WRITTEN TASK: Take every line from the first down to the line with "ax = fig.add_axes([75/1222, 1-461/506, 986/1222, 378/506])" and set it down exactly, without the pictures.
--- Start of GIVEN DATA ---
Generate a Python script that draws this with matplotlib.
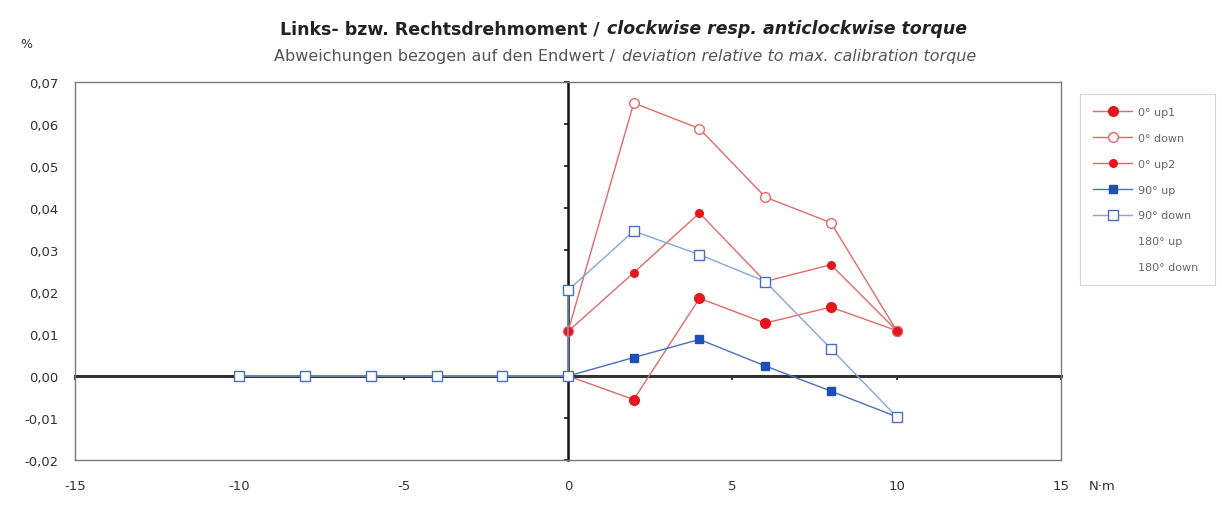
import numpy as np
import matplotlib.pyplot as plt

plt.rcParams['font.family'] = ['DejaVu Sans']

# torque steps (N·m)
x_cw = [0, 2, 4, 6, 8, 10]
x_90down = [-10, -8, -6, -4, -2, 0, 0, 2, 4, 6, 8, 10]

# deviation in %
up1_0 = [0.0, -0.0056, 0.0185, 0.0126, 0.0164, 0.0108]
down_0 = [0.0106, 0.0650, 0.0589, 0.0426, 0.0365, 0.0108]
up2_0 = [0.0106, 0.0246, 0.0388, 0.0225, 0.0265, 0.0108]
up_90 = [0.0, 0.0044, 0.0087, 0.0024, -0.0036, -0.0097]
down_90 = [0, 0, 0, 0, 0, 0, 0.0204, 0.0345, 0.0289, 0.0225, 0.0065, -0.0097]

y_ticks = [-0.02, -0.01, 0.0, 0.01, 0.02, 0.03, 0.04, 0.05, 0.06, 0.07]
x_ticks = [-15, -10, -5, 0, 5, 10, 15]

red = '#e4171f'
red_line = '#e26a6a'
blue = '#1d4fb8'
blue_line = '#4a6fbf'
blue_light = '#86a6da'

fig = plt.figure(figsize=(12.22, 5.06), dpi=100)
ax = fig.add_axes([75/1222, 1-461/506, 986/1222, 378/506])

ax.plot(x_cw, up1_0, color=red_line, lw=1, marker='o', ms=7,
        mfc=red, mec=red, label='0° up1', zorder=4)
ax.plot(x_cw, down_0, color=red_line, lw=1, marker='o', ms=7,
        mfc='white', mec=red_line, label='0° down', zorder=4)
ax.plot(x_cw, up2_0, color=red_line, lw=1, marker='o', ms=5.5,
        mfc=red, mec=red, label='0° up2', zorder=4)
ax.plot(x_cw, up_90, color=blue_line, lw=1, marker='s', ms=6,
        mfc=blue, mec=blue, label='90° up', zorder=4)
ax.plot(x_90down, down_90, color=blue_light, lw=1, marker='s', ms=6.5,
        mfc='white', mec=blue_line, label='90° down', zorder=5)
ax.plot([], [], ls='none', label='180° up')
ax.plot([], [], ls='none', label='180° down')

ax.set_xlim(-15, 15)
ax.set_ylim(-0.02, 0.07)
ax.set_xticks(x_ticks)
ax.set_yticks(y_ticks)
ax.set_xticklabels([str(v) for v in x_ticks])
ax.set_yticklabels([f'{v:.2f}'.replace('.', ',') for v in y_ticks])
ax.tick_params(length=0, labelsize=9.5, colors='#333333')
ax.tick_params(axis='x', pad=14)
ax.tick_params(axis='y', pad=12)
for s in ax.spines.values():
    s.set_color('#7a7a7a')
    s.set_linewidth(1)

# crossing axes through the origin
yax0 = ax.secondary_yaxis(0.5)
yax0.set_yticks(y_ticks)
yax0.set_yticklabels([])
yax0.tick_params(length=3, width=1.2, color='#111111', direction='in')
for s in yax0.spines.values():
    s.set_linewidth(1.8)
    s.set_color('#111111')
xax0 = ax.secondary_xaxis(2/9)
xax0.set_xticks(x_ticks)
xax0.set_xticklabels([])
xax0.tick_params(length=3, width=1.2, color='#111111')
for s in xax0.spines.values():
    s.set_linewidth(2.2)
    s.set_color('#333333')

fig.text(20/1222, 1-45/506, '%', fontsize=9, color='#333333', va='center')
fig.text(1102/1222, 1-487/506, 'N·m', fontsize=9.5, color='#333333', va='center', ha='center')

# title and subtitle (upright / italic parts)
fig.text(606/1222, 1-29/506, 'Links- bzw. Rechtsdrehmoment / ', fontsize=12.5,
         fontweight='bold', color='#222222', ha='right', va='center')
fig.text(607/1222, 1-29/506, 'clockwise resp. anticlockwise torque', fontsize=12.5,
         fontweight='bold', fontstyle='italic', color='#222222', ha='left', va='center')
fig.text(620/1222, 1-56/506, 'Abweichungen bezogen auf den Endwert / ', fontsize=11.5,
         color='#555555', ha='right', va='center')
fig.text(622/1222, 1-56/506, 'deviation relative to max. calibration torque', fontsize=11.5,
         fontstyle='italic', color='#555555', ha='left', va='center')

leg = fig.legend(loc='upper left', bbox_to_anchor=(1080/1222, 1-290/506, 135/1222, 195/506),
                 mode='expand', fontsize=8, labelspacing=1.42, handlelength=3.5,
                 handletextpad=0.5, frameon=True, fancybox=False, borderpad=1.2,
                 borderaxespad=0)
leg.get_frame().set_edgecolor('#cccccc')
leg.get_frame().set_linewidth(0.8)
for t in leg.get_texts():
    t.set_color('#666666')

fig.savefig('out.png', dpi=100)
--- End of GIVEN DATA ---
FULL ANSWER:
Generate a Python script that draws this with matplotlib.
import numpy as np
import matplotlib.pyplot as plt

plt.rcParams['font.family'] = ['DejaVu Sans']

# torque steps (N·m)
x_cw = [0, 2, 4, 6, 8, 10]
x_90down = [-10, -8, -6, -4, -2, 0, 0, 2, 4, 6, 8, 10]

# deviation in %
up1_0 = [0.0, -0.0056, 0.0185, 0.0126, 0.0164, 0.0108]
down_0 = [0.0106, 0.0650, 0.0589, 0.0426, 0.0365, 0.0108]
up2_0 = [0.0106, 0.0246, 0.0388, 0.0225, 0.0265, 0.0108]
up_90 = [0.0, 0.0044, 0.0087, 0.0024, -0.0036, -0.0097]
down_90 = [0, 0, 0, 0, 0, 0, 0.0204, 0.0345, 0.0289, 0.0225, 0.0065, -0.0097]

y_ticks = [-0.02, -0.01, 0.0, 0.01, 0.02, 0.03, 0.04, 0.05, 0.06, 0.07]
x_ticks = [-15, -10, -5, 0, 5, 10, 15]

red = '#e4171f'
red_line = '#e26a6a'
blue = '#1d4fb8'
blue_line = '#4a6fbf'
blue_light = '#86a6da'

fig = plt.figure(figsize=(12.22, 5.06), dpi=100)
ax = fig.add_axes([75/1222, 1-461/506, 986/1222, 378/506])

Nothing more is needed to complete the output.